[Begin GIVEN DATA]

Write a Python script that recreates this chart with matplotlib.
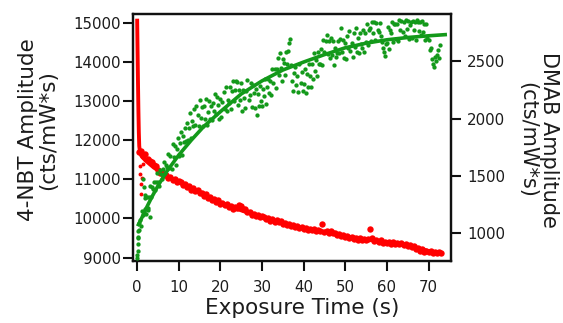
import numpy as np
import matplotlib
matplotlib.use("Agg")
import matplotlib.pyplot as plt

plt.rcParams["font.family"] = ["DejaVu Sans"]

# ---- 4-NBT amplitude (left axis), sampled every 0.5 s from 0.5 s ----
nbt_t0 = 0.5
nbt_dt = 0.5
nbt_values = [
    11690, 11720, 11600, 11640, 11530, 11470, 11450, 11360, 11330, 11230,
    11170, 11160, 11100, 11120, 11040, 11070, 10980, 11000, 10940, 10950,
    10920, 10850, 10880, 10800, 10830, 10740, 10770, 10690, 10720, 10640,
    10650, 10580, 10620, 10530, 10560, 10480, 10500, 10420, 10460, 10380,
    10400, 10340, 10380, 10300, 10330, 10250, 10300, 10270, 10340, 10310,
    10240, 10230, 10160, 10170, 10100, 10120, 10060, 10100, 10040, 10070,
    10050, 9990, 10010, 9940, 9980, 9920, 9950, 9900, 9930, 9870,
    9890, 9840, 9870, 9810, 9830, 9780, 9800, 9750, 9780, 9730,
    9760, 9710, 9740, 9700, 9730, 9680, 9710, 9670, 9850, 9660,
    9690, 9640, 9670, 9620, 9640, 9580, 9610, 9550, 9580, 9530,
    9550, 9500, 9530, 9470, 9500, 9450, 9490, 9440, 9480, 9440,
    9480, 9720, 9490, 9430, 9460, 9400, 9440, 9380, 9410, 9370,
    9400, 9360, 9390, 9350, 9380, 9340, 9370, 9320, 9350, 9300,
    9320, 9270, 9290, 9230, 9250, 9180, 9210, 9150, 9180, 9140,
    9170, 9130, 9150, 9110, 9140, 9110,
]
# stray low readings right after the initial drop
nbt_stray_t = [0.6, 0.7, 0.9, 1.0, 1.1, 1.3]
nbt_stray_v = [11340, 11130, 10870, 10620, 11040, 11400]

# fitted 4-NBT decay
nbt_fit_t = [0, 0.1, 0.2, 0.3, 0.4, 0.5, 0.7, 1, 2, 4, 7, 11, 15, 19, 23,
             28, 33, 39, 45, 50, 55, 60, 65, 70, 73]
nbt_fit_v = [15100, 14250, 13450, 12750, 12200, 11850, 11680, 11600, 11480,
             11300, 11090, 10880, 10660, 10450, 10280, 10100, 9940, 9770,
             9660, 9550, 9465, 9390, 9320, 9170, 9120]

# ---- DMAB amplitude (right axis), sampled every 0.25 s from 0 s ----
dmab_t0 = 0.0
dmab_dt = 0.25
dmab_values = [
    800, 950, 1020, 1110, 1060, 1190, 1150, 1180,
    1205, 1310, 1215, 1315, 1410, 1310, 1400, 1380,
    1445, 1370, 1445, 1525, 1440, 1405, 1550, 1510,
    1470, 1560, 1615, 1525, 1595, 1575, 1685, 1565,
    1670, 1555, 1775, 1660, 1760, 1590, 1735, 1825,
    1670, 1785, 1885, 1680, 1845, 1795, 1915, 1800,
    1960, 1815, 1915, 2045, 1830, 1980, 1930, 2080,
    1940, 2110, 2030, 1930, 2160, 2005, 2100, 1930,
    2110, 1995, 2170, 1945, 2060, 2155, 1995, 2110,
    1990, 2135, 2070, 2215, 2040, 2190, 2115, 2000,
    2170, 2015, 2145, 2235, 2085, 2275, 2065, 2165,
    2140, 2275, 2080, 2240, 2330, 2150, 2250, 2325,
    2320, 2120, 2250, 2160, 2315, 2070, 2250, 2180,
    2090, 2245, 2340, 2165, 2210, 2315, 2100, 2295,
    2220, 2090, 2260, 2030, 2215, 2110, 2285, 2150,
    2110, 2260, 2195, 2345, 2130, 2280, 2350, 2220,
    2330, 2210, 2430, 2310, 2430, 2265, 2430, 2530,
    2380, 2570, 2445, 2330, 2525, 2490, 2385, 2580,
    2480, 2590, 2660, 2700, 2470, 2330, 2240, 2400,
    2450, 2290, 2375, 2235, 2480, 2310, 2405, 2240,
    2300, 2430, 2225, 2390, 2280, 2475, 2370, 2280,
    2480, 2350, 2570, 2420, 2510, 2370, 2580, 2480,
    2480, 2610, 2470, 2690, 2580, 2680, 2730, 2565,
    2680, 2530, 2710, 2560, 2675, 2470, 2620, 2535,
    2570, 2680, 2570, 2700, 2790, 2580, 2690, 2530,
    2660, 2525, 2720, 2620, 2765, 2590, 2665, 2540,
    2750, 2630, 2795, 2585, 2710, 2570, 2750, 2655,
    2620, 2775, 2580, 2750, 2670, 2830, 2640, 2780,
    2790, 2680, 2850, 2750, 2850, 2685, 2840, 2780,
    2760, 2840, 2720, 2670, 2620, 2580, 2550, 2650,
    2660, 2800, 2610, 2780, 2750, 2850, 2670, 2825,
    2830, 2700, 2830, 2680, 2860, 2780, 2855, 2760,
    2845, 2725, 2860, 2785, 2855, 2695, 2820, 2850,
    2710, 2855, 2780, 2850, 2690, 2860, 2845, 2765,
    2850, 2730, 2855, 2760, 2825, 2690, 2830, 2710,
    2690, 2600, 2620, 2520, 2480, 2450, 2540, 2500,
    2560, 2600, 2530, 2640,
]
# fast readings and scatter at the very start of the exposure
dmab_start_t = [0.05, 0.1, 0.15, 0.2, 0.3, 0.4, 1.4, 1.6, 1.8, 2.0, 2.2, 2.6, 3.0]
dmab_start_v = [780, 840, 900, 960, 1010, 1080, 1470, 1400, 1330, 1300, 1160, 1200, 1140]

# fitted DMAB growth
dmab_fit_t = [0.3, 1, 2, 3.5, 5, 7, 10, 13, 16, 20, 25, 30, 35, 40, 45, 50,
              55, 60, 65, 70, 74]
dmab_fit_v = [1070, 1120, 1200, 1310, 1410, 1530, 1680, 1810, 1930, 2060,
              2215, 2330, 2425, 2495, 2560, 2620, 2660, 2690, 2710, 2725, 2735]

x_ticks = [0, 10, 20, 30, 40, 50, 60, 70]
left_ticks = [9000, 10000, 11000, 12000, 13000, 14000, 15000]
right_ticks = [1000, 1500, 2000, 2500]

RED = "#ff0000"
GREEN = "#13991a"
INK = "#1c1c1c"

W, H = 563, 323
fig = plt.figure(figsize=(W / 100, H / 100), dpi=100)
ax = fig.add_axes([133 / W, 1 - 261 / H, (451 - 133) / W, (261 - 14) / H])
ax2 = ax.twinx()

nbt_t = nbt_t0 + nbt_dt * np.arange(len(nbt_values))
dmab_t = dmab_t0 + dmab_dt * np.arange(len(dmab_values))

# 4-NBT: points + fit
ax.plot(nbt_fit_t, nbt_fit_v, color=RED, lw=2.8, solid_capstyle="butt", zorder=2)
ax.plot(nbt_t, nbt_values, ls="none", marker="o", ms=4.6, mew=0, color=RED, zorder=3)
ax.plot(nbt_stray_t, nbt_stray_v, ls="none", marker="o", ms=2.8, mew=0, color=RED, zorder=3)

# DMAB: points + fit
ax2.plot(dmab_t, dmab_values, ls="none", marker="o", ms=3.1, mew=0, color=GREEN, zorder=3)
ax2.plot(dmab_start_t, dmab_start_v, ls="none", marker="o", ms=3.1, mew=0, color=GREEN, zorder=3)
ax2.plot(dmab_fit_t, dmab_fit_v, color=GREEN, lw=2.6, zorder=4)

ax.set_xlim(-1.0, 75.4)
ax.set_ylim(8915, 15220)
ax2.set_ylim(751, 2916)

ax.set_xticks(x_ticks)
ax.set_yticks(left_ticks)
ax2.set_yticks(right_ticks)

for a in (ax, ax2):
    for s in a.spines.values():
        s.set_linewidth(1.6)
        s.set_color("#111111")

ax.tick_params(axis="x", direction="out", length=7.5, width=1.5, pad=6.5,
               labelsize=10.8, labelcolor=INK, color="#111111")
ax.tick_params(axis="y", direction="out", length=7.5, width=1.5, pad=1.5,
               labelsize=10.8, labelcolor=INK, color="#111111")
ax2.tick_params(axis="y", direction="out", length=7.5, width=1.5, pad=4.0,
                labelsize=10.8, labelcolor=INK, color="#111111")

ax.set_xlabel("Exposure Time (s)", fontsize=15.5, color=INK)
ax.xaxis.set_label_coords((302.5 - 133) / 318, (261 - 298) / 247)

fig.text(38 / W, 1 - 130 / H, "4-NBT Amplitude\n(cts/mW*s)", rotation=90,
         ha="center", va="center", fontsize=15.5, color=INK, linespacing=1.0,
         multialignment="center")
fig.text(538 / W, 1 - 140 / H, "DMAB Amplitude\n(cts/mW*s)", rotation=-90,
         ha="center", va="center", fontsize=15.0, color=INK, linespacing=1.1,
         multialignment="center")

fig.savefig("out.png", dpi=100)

[End GIVEN DATA]

→ **YOUR GOAL**
Using the listing, collect all lines in which the string "matplotlib" is found.

→ **TASK OUTPUT**
Write a Python script that recreates this chart with matplotlib.
import matplotlib
matplotlib.use("Agg")
import matplotlib.pyplot as plt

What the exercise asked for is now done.